A new research paper published in the American Journal of Political Science has argued that areas of close proximity to the 2019 Pulwama attack and its victims saw a drop in support for the Bharatiya Janata Party following the attacks. The authors used "granular booth-level data on electoral outcomes and village-level data" to assess how support for the BJP - widely believed to have increased after the attacks and the government response - fared in the period following the tragedy.
Milan Vaishnav, a senior fellow and director of the South Asia Program at Carnegie Endowment for International Peace, and Jamie Hintson, junior fellow at the Carnegie Endowment for International Peace, jointly wrote the research paper titled: "Who Rallies Around the Flag? Nationalist Parties, National Security, and the 2019 Indian Election".
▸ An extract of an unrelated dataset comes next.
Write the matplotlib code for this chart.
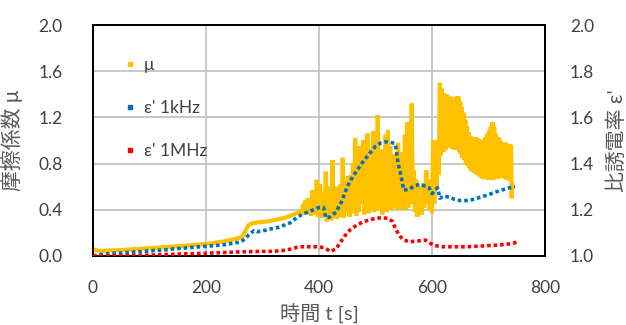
import matplotlib
matplotlib.use("Agg")
import matplotlib.pyplot as plt
from matplotlib.lines import Line2D

plt.rcParams['font.family'] = ['Lato', 'Noto Sans CJK JP', 'DejaVu Sans']

# ---- friction coefficient mu (left axis) ----
mu_t = [0, 5, 10, 20, 30, 40, 50, 60, 70, 80, 90, 100, 110, 120, 130, 140, 150, 160, 170, 180,
        190, 200, 210, 220, 230, 240, 250, 260, 265, 270, 275, 280, 290, 300, 310, 320, 330, 340,
        350, 360, 370,
        372, 374, 376, 378, 380, 382, 384, 386, 388, 390, 392, 394, 396, 398, 400, 402, 404, 406,
        408, 410, 412, 414, 416, 418, 420, 422, 424, 426, 428, 430, 432, 434, 436, 438, 440, 442,
        444, 446, 448, 450, 452, 454, 456, 458, 460, 462, 464, 466, 468, 470, 472, 474, 476, 478,
        480, 482, 484, 486, 488, 490, 492, 494, 496, 498, 500, 502, 504, 506, 508, 510, 512, 514,
        516, 518, 520, 522, 524, 526, 528, 530, 532, 534, 536, 538, 540, 542, 544, 546, 548, 550,
        552, 554, 556, 558, 560, 562, 564, 566, 568, 570, 572, 574, 576, 578, 580, 582, 584, 586,
        588, 590, 592, 594, 596, 598, 600, 602, 604, 606, 608, 610, 612,
        614, 615, 617, 618, 620, 621, 623, 624, 626, 627, 629, 630, 632, 633, 635, 636, 638,
        639, 641, 642, 644, 645, 647, 648, 650, 651, 653, 654, 656, 657, 659, 660, 662, 663, 665,
        666, 668, 669, 671, 672, 674, 675, 677, 678, 680, 681, 683, 684, 686, 687, 689, 690, 692,
        693, 695, 696, 698, 699, 701, 702, 704, 705, 707, 708, 710, 711, 713, 714, 716, 717, 719,
        720, 722, 723, 725, 726, 728, 729, 731, 732, 734, 735, 737, 738, 740, 741, 742]
mu = [0.06, 0.05, 0.045, 0.045, 0.048, 0.05, 0.052, 0.055, 0.058, 0.06, 0.064, 0.068, 0.07,
      0.074, 0.078, 0.08, 0.085, 0.088, 0.092, 0.096, 0.10, 0.105, 0.11, 0.118, 0.125, 0.135,
      0.145, 0.16, 0.175, 0.22, 0.265, 0.28, 0.29, 0.295, 0.30, 0.31, 0.32, 0.33, 0.35, 0.37, 0.39,
      0.45, 0.36, 0.48, 0.37, 0.50, 0.36, 0.47, 0.35, 0.57, 0.36, 0.48, 0.40, 0.66, 0.34, 0.50,
      0.62, 0.33, 0.45, 0.55, 0.36, 0.73, 0.30, 0.52, 0.35, 0.60, 0.31, 0.83, 0.33, 0.55, 0.60,
      0.32, 0.50, 0.34, 0.62, 0.40, 0.85, 0.33, 0.60, 0.38, 0.65, 0.69, 0.34, 0.70, 0.37, 0.80,
      0.40, 1.02, 0.35, 0.90, 0.38, 0.95, 0.45, 0.80, 1.00, 0.36, 0.75, 0.40, 1.06, 0.37, 0.85,
      0.40, 0.80, 1.08, 0.38, 0.70, 0.45, 1.22, 0.40, 0.85, 0.92, 0.36, 0.75, 0.45, 1.05, 0.38,
      1.09, 0.42, 0.95, 0.40, 0.85, 0.88, 0.42, 0.80, 0.40, 0.98, 0.45, 0.90, 0.40, 0.75, 0.45,
      1.05, 0.40, 1.16, 0.42, 1.10, 0.50, 1.32, 0.45, 0.74, 0.38, 0.66, 0.34, 0.60, 0.40, 0.57,
      0.36, 0.63, 0.42, 0.55, 0.74, 0.45, 0.66, 0.40, 0.57, 0.37, 1.00, 0.45, 0.95, 0.60, 1.00,
      0.70,
      1.50, 0.87, 1.45, 0.95, 1.41, 0.90, 1.38, 0.92, 1.40, 0.95, 1.36, 0.94, 1.38, 0.95, 1.35,
      0.93, 1.37, 0.92, 1.36, 0.93, 1.38, 0.92, 1.38, 0.90, 1.34, 0.88, 1.29, 0.85, 1.24, 0.83,
      1.18, 0.80, 1.12, 0.78, 1.07, 0.76, 1.04, 0.74, 1.03, 0.73, 1.03, 0.72, 1.03, 0.71, 1.02,
      0.70, 1.01, 0.69, 1.00, 0.68, 1.00, 0.67, 1.01, 0.67, 1.03, 0.67, 1.06, 0.66, 1.09, 0.66,
      1.12, 0.66, 1.16, 0.66, 1.12, 0.67, 1.06, 0.67, 1.03, 0.67, 1.02, 0.68, 0.99, 0.68, 0.98,
      0.68, 0.98, 0.67, 0.98, 0.66, 0.97, 0.66, 0.97, 0.65, 0.96, 0.50, 0.62]

# ---- relative permittivity (right axis) ----
eps1k_t = [0, 10, 20, 30, 40, 50, 60, 70, 80, 90, 100, 110, 120, 130, 140, 150, 160, 170, 180,
           190, 200, 210, 220, 230, 240, 250, 260, 270, 275, 280, 285, 290, 300, 310, 320, 330,
           340, 350, 360, 370, 380, 390, 400, 408, 412, 420, 430, 440, 450, 460, 470, 480, 490,
           500, 510, 520, 530, 535, 540, 545, 550, 560, 570, 580, 590, 595, 600, 605, 610, 614,
           620, 630, 640, 650, 660, 670, 680, 690, 700, 710, 720, 730, 740, 747]
eps1k = [1.000, 1.005, 1.008, 1.010, 1.012, 1.013, 1.015, 1.017, 1.018, 1.020, 1.022, 1.024,
         1.025, 1.027, 1.030, 1.032, 1.034, 1.036, 1.038, 1.040, 1.042, 1.044, 1.046, 1.048,
         1.052, 1.056, 1.060, 1.075, 1.090, 1.100, 1.110, 1.105, 1.108, 1.115, 1.120, 1.125,
         1.135, 1.145, 1.165, 1.180, 1.190, 1.200, 1.210, 1.210, 1.165, 1.170, 1.190, 1.235,
         1.300, 1.345, 1.380, 1.415, 1.445, 1.475, 1.490, 1.495, 1.490, 1.485, 1.400, 1.350,
         1.285, 1.290, 1.305, 1.310, 1.300, 1.295, 1.270, 1.285, 1.295, 1.250, 1.260, 1.255,
         1.245, 1.240, 1.240, 1.243, 1.250, 1.258, 1.265, 1.275, 1.283, 1.290, 1.297, 1.300]

eps1m_t = [0, 20, 40, 60, 80, 100, 120, 140, 160, 180, 200, 220, 240, 260, 280, 300, 320, 340,
           350, 360, 366, 380, 400, 410, 420, 430, 437, 445, 455, 467, 480, 495, 510, 522, 530,
           535, 542, 549, 560, 575, 588, 597, 605, 620, 640, 660, 680, 700, 720, 735, 745, 750]
eps1m = [1.000, 1.000, 1.001, 1.002, 1.003, 1.004, 1.006, 1.007, 1.009, 1.010, 1.012, 1.014,
         1.016, 1.018, 1.019, 1.020, 1.020, 1.025, 1.030, 1.037, 1.040, 1.040, 1.040, 1.035,
         1.020, 1.030, 1.056, 1.085, 1.113, 1.134, 1.150, 1.160, 1.166, 1.163, 1.150, 1.120,
         1.090, 1.070, 1.062, 1.065, 1.069, 1.055, 1.045, 1.040, 1.040, 1.040, 1.042, 1.045,
         1.048, 1.052, 1.056, 1.060]

x_ticks = [0, 200, 400, 600, 800]
left_ticks = [0.0, 0.4, 0.8, 1.2, 1.6, 2.0]
right_ticks = [1.0, 1.2, 1.4, 1.6, 1.8, 2.0]

c_mu = '#FFC000'
c_1k = '#0070C0'
c_1m = '#FF0000'
txt = '#404040'

fig = plt.figure(figsize=(6.26, 3.25), dpi=100)
ax = fig.add_axes([93/626, 1-256/325, (545-93)/626, (256-25)/325])
ax2 = ax.twinx()

ax.set_xlim(0, 800)
ax.set_ylim(0, 2.0)
ax2.set_ylim(1.0, 2.0)
ax.set_xticks(x_ticks)
ax.set_yticks(left_ticks)
ax2.set_yticks(right_ticks)
ax.set_xticklabels([str(v) for v in x_ticks])
ax.set_yticklabels([f"{v:.1f}" for v in left_ticks])
ax2.set_yticklabels([f"{v:.1f}" for v in right_ticks])

ax.grid(True, color='#BFBFBF', lw=1.2)
ax.set_axisbelow(True)

ax.plot(mu_t, mu, color=c_mu, lw=3.0, solid_joinstyle='miter', zorder=3)
ax2.plot(eps1k_t, eps1k, color=c_1k, lw=2.6, ls=(0, (1.0, 0.8)), zorder=4)
ax2.plot(eps1m_t, eps1m, color=c_1m, lw=2.6, ls=(0, (1.0, 0.8)), zorder=4)

for a in (ax, ax2):
    for s in a.spines.values():
        s.set_color('black')
        s.set_linewidth(1.3)
ax.tick_params(axis='both', length=0, labelsize=12.5, colors=txt)
ax.tick_params(axis='y', pad=22)
ax.tick_params(axis='x', pad=17)
ax2.tick_params(axis='y', length=0, labelsize=12.5, colors=txt, pad=18)

ax.set_xlabel('時間 t [s]', fontsize=14.5, color='#595959', labelpad=6)
ax.set_ylabel('摩擦係数 μ', fontsize=15, color='#595959', labelpad=4)
ax2.set_ylabel("比誘電率 ε'", fontsize=15, color='#595959', labelpad=8, rotation=90)
ax.yaxis.set_label_coords(-0.155, 0.5)
ax2.yaxis.set_label_coords(1.138, 0.5)

handles = [Line2D([], [], ls='none', marker='s', ms=3.2, color=c_mu),
           Line2D([], [], ls='none', marker='s', ms=3.2, color=c_1k),
           Line2D([], [], ls='none', marker='s', ms=3.2, color=c_1m)]
leg = ax2.legend(handles, ['μ', "ε' 1kHz", "ε' 1MHz"], loc='upper left',
                 bbox_to_anchor=(0.035, 0.93), frameon=False, fontsize=12.5,
                 labelspacing=1.55, handlelength=0.6, handletextpad=0.5,
                 labelcolor=txt)

fig.savefig('out.png', dpi=100)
"...Proximity to the Pulwama victims' funeral processions substantially 'reduced' BJP support in areas where it was the incumbent," Vaishnav wrote in the paper. "Our effects cannot be explained by prior electoral behavior, spatial correlation or personal connections to victims...While several mechanisms could be at work, the preponderance of available evidence points to anti-incumbent blame as the principal driver [behind the presumed fall in BJP support]."
The paper's findings have been dismissed by BJP spokesperson Gopal Krishna Agarwal who was quoted by the Hindustan Times as saying that such "sweeping conclusions" could not be made from a single study. Although the Pulwama Attack had caused a negative impact, the Narendra Modi government's prompt action had instilled confidence in the people, he said.